Теперь я хочу набросать несколько возражений – всего семь – против только что описанной теории. Первое возражение касается пересмотра вопроса о патернализме. Не будет ли навязывание гражданам обязательного участия в политической дискуссии неоправданным вмешательством в их жизнь? (Утверждалось даже, что это форма репрессии, как в лозунге немецкого студенческого движения: Diskussion ist Repression. Разумеется, имеются контексты, в которых он вполне оправдан, но я здесь не буду их касаться.) Многие попытались бы в ответ на это возражение сослаться на наличие связи между правом голоса и обязанностью участвовать в дискуссии. Для получения права голоса человек должен исполнять некоторые гражданские обязанности, а не просто нажимать на кнопку для голосования.

74

Более подробно см.: Goodin 1986.

75

Как об этом говорит Сен (Sen 1976) – см. прим. 69 выше.

76



Если, например, некто предпочитает состояние, в котором он сам зарабатывает мало и все остальные зарабатывают очень мало, состоянию, при котором у всех умеренно большие доходы, тогда мы можем заподозрить, хотя и не знаем наверняка, что его предпочтения вызваны озлоблением.

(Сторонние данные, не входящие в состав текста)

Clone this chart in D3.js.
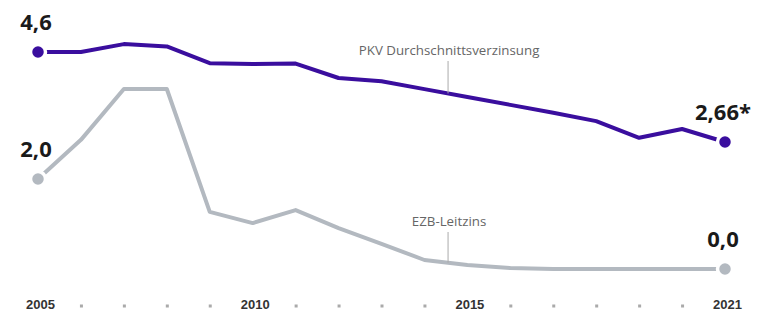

Но эти подозрения превратятся в уверенность, если бы мы увидели, что он также предпочитал первое состояние такому, в котором все зарабатывают очень мало, потому что тогда мы едва ли можем приписать его предпочтения желанию аскетической жизни.

77

См. обсуждение этого вопроса в: Schelling 1960, 1982; Шеллинг 2007.

78

См. о данном понятии: Rawls 1971: 245ff Ролз 1995: 218 и далее.

79

У Хабермаса имеется очень полезное изложение «этики дискурса» (Habermas 1982).

80

Здесь предлагается ряд правил, которые предположительно должны быть конститутивными для любой рациональной дискуссии: Midgaard 1980.

81

Как предлагается в: Runciman and Sen 1965.